The same thing is happening again. We still have no clue what the motives of the driver are. Or who he is. Or she. The person is still on the lose. Which is kinda scary, since it’s the kind of person who is capable of stabbing someone multiple times and shooting him. But we don’t even know if the driving into the crowd was on purpose. It might have been a result of the struggle between the driver and his kidnapper. Or the kidnapper simply having no clue how to drive a truck. We don’t know.

But the fingers are pointed. And as so many examples from the (recent) past have shown, they might very well point in the wrong direction. What about the 60+ Israeli lady who is missing? Maybe she was behind all of it (not seriously meant, just pointing the finger to a very unlikely suspect).. At the moment, only rumors and suspicions exist. About smuggling cigarettes. About the hijacking having a criminal background (and gone horribly wrong). Now, the papers of a Tunesian have been found in the truck. A Tunesian, about to be deported, a known small criminal, someone who had the attention of the secret service for some time, and who’s phone had been tapped because he might have been planning an armored robbery. Someone who might have been “radicalized”. But we still don’t know if it was him. Leaving your purse with identity papers on the scene of a crime doesn’t really sound… smart? It’s not something your average burglar would do.
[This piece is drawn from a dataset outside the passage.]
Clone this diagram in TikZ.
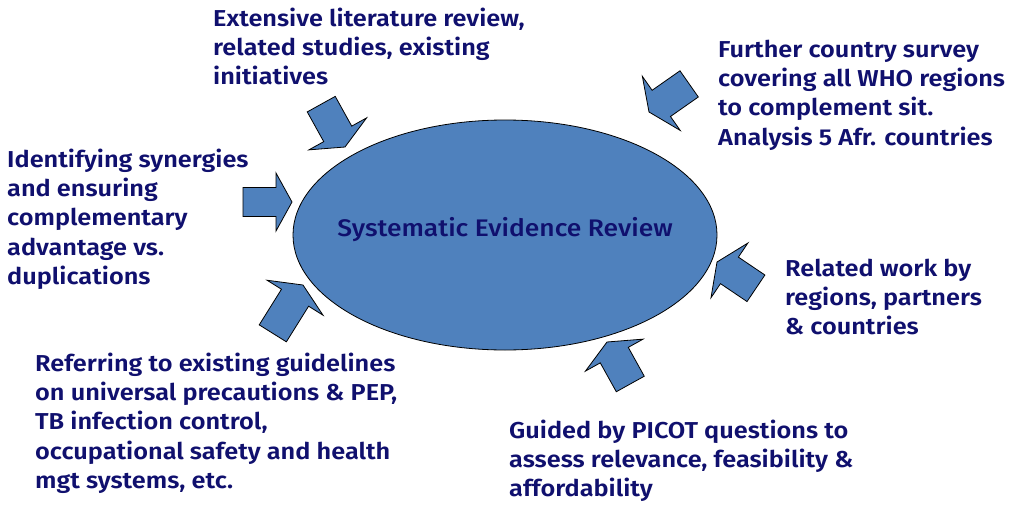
\documentclass[tikz,border=0pt]{standalone}
\usepackage{fontspec}
\setmainfont{Fira Sans}[UprightFont={* SemiBold}, FakeStretch=1.1]
\newfontfamily\centerfont{Fira Sans}[UprightFont={* Medium}, FakeStretch=1.1]
\usetikzlibrary{shapes.geometric}
\definecolor{navy}{RGB}{16,16,110}
\definecolor{blockblue}{RGB}{79,129,189}
\tikzset{
  txt/.style={anchor=base west, inner sep=0pt, align=left, text=navy,
    font=\fontsize{23}{29.4}\selectfont},
  blk/.style={fill=blockblue, draw=black, line width=0.8pt, line join=miter},
}
% tip x, tip y, screen angle, length, shaft half, head half, head length
\newcommand\blockarr[7]{%
  \begin{scope}[shift={(#1,#2)}, rotate=-#3]
    \draw[blk] (0,0) -- (-#7,#6) -- (-#7,#5) -- (-#4,#5) -- (-#4,-#5)
      -- (-#7,-#5) -- (-#7,-#6) -- cycle;
  \end{scope}}
\begin{document}
\begin{tikzpicture}[x=1pt,y=-1pt]
\useasboundingbox (0,0) rectangle (1024,511);
\node[ellipse, blk, minimum width=424pt, minimum height=230pt, inner sep=0pt] (ser) at (505,235) {};
\node[anchor=base, inner sep=0pt, text=navy, font=\centerfont\fontsize{24}{26}\selectfont] (sertext) at (505,236) {Systematic Evidence Review};

\blockarr{345}{147}{61}{49}{16}{33}{15}
\blockarr{649}{112}{145}{49}{16}{33}{15}
\blockarr{717}{262}{214}{47}{16}{33}{15}
\blockarr{607}{342}{241}{48}{16}{33}{15}
\blockarr{292}{202}{0}{49}{14.5}{29}{16}
\blockarr{303}{285}{302}{57}{16}{33}{15}

% anchors give the baseline of the last line
\node[txt] (lit) at (213,84.8) {Extensive literature review,\\related studies, existing\\initiatives};
\node[txt] (survey) at (718,145.2) {Further country survey\\covering all WHO regions\\to complement sit.\\Analysis 5 Afr. countries};
\node[txt] (syn) at (7,284.6) {Identifying synergies\\and ensuring\\complementary\\advantage vs.\\duplications};
\node[txt] (rel) at (785,334.8) {Related work by\\regions, partners\\\& countries};
\node[txt] (ref) at (35,488.6) {Referring to existing guidelines\\on universal precautions \& PEP,\\TB infection control,\\occupational safety and health\\mgt systems, etc.};
\node[txt] (picot) at (509,496.8) {Guided by PICOT questions to\\assess relevance, feasibility \&\\affordability};
\end{tikzpicture}
\end{document}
But even if it was this person, we’re still not sure about his motives. If it was someone with a muslim background, seeking asylum… Don’t generalize. Don’t point fingers. “You won’t get our hate”.  As quite a lot of people from here, from Berlin have said, posted, put notes on the scene of the crime. And that’s the right attitude. Shock. Yes. Fear, don’t. Hate. No. The only ones profiting from fear and hate are the terrorists and the xenophobes.
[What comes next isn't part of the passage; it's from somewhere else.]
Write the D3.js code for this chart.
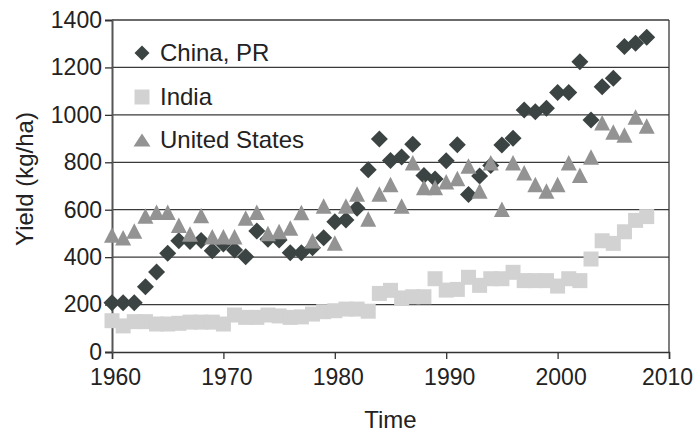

No one is to blame. Not refugees. Not muslims. Not “Gutmenschen”. Only the driver of the truck.

A message to the xenophobes: Stop crying wolf. Unfortunately, people still believe you. But you have been crying wolf wrongly so many times now, they might stop believing you.
Same to the terrorists. Really, nobody believes you anymore when you claim a violent crime as your own terrorist act days later. Just give up, will you?

You won’t get our fear. You won’t get our hate. Just give up and get lost.